◆ REQUIREMENTS ◆
Beginning with the opening line of the entries, return every line through the one containing "import matplotlib.pyplot as plt", both included, and nothing else. Omit pictures.

Entries with chart source code
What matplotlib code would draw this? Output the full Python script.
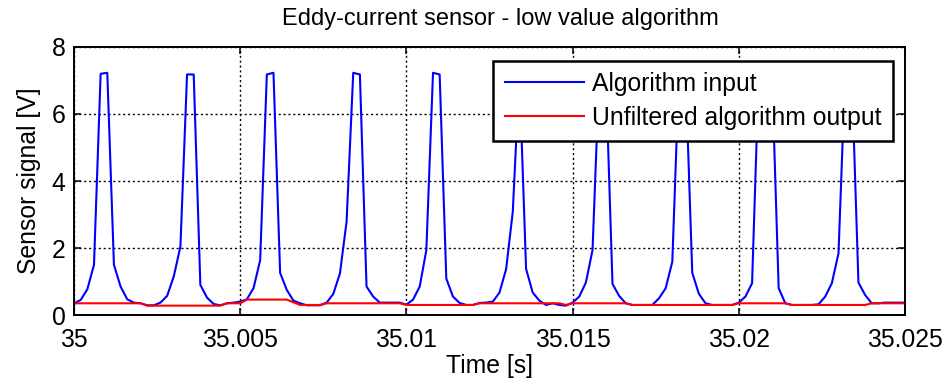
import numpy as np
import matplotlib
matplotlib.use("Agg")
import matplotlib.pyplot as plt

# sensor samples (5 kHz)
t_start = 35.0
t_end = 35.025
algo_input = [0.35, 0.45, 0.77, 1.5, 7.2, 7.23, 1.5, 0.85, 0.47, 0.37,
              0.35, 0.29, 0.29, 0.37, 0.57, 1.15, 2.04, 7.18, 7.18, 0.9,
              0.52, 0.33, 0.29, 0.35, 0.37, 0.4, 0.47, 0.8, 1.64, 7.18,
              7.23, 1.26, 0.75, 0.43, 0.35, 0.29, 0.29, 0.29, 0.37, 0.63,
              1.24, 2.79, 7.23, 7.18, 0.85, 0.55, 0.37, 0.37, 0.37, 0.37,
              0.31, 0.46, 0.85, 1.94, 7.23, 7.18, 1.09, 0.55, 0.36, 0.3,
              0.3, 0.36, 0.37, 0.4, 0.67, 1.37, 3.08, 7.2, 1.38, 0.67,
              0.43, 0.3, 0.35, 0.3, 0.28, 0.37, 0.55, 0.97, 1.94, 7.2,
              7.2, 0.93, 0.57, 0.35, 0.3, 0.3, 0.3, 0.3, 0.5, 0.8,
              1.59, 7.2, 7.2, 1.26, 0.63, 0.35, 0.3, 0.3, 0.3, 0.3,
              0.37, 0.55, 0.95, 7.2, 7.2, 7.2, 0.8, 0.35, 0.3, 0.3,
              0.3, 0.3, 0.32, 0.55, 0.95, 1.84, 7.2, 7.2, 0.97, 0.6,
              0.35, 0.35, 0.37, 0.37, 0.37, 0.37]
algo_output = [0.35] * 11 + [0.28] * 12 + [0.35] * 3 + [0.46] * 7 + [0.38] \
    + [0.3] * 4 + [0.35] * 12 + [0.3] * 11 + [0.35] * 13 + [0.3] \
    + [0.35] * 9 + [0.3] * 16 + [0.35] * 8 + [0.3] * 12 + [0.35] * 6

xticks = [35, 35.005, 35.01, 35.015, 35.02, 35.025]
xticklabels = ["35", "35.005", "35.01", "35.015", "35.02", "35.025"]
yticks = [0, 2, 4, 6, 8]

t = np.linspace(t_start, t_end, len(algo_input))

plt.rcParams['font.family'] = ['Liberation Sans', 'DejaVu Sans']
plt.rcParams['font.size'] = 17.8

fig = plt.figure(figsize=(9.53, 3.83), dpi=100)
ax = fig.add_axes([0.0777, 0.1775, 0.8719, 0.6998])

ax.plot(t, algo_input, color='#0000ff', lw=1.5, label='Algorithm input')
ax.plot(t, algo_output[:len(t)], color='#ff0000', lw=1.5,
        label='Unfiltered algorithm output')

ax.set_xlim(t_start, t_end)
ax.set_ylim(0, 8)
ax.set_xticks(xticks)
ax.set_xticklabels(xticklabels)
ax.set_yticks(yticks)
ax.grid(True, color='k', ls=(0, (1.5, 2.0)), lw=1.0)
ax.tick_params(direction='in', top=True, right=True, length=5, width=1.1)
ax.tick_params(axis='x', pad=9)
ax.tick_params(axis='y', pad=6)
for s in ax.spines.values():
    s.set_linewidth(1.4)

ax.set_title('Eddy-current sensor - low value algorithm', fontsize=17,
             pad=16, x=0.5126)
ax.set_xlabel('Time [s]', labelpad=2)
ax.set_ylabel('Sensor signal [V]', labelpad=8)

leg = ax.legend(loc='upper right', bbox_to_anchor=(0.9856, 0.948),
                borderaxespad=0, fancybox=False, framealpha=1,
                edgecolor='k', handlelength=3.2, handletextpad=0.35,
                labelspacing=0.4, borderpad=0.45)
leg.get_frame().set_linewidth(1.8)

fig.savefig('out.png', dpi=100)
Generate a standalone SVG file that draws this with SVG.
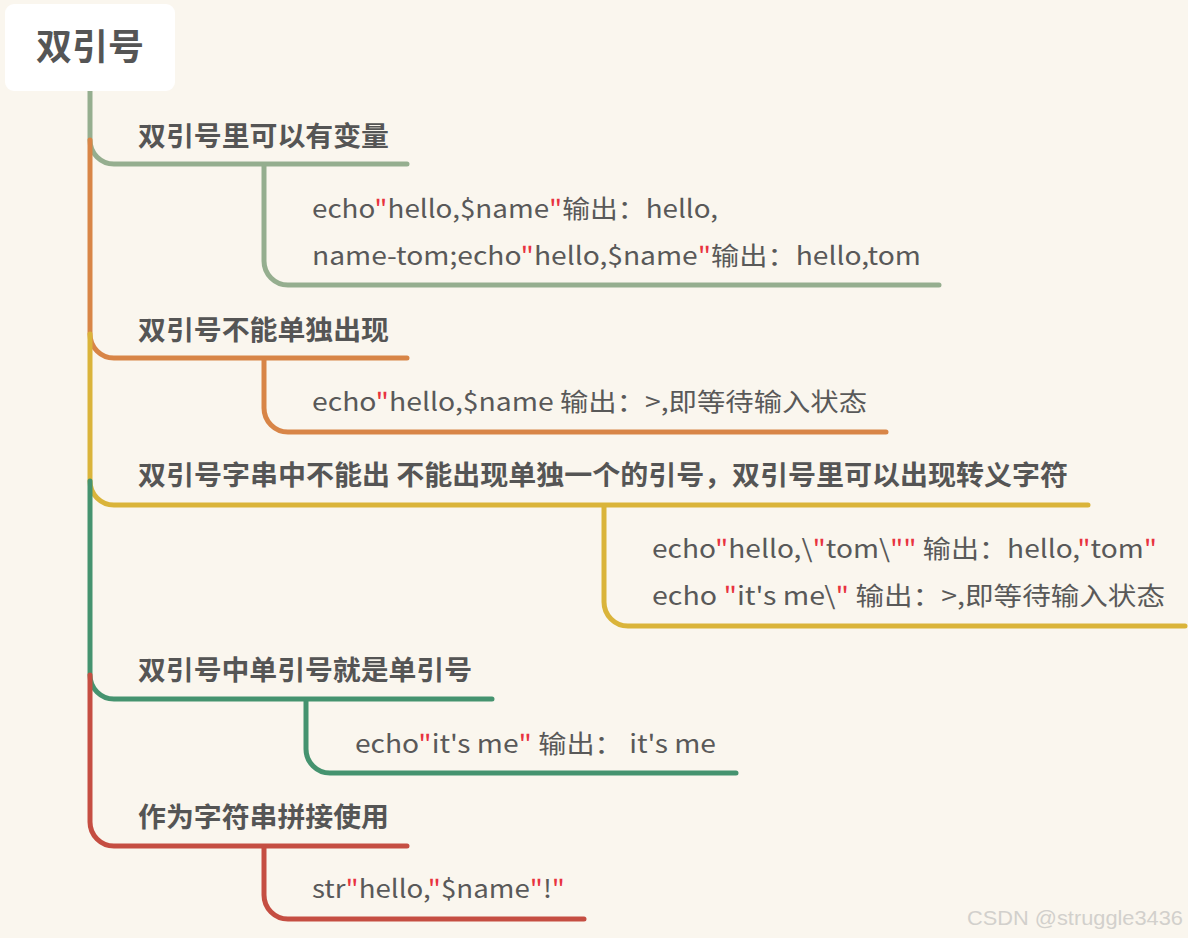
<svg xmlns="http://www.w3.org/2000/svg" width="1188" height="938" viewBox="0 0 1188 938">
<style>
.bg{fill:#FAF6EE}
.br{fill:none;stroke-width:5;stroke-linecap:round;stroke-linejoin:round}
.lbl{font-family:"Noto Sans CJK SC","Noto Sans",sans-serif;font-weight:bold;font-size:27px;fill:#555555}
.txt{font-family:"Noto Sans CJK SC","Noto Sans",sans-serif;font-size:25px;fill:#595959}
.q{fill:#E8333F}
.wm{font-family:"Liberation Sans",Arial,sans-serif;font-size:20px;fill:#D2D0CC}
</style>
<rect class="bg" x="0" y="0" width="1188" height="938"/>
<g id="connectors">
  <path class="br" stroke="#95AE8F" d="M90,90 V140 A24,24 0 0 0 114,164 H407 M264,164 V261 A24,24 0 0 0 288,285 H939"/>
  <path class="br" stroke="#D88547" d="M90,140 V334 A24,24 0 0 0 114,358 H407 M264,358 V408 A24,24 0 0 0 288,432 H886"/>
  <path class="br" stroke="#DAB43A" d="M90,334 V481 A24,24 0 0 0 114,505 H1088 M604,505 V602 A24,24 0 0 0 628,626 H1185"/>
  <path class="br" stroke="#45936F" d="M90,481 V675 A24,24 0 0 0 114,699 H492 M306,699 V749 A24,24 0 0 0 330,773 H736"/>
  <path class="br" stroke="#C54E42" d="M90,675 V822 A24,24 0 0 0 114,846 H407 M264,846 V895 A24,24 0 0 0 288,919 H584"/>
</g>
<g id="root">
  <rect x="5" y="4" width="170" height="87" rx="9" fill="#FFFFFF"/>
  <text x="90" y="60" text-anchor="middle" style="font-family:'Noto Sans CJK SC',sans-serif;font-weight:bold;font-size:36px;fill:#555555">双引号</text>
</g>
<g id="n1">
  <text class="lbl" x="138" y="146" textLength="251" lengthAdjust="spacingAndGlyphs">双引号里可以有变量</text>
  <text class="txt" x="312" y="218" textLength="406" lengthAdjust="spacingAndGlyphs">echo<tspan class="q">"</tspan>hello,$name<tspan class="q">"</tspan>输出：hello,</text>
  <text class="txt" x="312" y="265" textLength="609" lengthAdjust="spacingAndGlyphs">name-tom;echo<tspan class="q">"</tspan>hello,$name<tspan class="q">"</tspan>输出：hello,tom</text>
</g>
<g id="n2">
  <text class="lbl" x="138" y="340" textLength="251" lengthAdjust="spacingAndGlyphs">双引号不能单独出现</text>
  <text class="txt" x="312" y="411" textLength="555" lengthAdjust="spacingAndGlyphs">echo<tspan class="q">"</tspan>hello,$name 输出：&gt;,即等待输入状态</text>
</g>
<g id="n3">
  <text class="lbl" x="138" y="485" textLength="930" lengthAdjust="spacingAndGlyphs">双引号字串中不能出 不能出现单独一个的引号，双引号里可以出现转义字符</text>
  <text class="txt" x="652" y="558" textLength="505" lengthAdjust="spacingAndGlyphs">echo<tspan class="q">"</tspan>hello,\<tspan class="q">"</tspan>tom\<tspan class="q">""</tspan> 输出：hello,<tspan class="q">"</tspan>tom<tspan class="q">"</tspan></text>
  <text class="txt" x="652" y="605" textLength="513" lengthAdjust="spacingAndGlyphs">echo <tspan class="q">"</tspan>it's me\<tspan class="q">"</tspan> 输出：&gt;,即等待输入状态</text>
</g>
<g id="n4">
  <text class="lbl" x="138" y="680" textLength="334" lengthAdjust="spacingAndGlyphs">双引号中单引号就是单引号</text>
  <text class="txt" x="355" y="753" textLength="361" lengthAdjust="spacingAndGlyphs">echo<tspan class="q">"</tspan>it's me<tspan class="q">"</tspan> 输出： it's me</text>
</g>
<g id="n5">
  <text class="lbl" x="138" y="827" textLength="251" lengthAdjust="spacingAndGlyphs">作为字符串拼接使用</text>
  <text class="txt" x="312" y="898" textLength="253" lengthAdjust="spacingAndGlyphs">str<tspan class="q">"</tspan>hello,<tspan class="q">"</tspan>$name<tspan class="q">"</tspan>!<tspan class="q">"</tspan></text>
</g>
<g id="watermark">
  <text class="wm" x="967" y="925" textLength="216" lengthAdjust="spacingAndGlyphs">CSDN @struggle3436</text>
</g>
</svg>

◆ EXERCISE RESULT ◆
What matplotlib code would draw this? Output the full Python script.
import numpy as np
import matplotlib
matplotlib.use("Agg")
import matplotlib.pyplot as plt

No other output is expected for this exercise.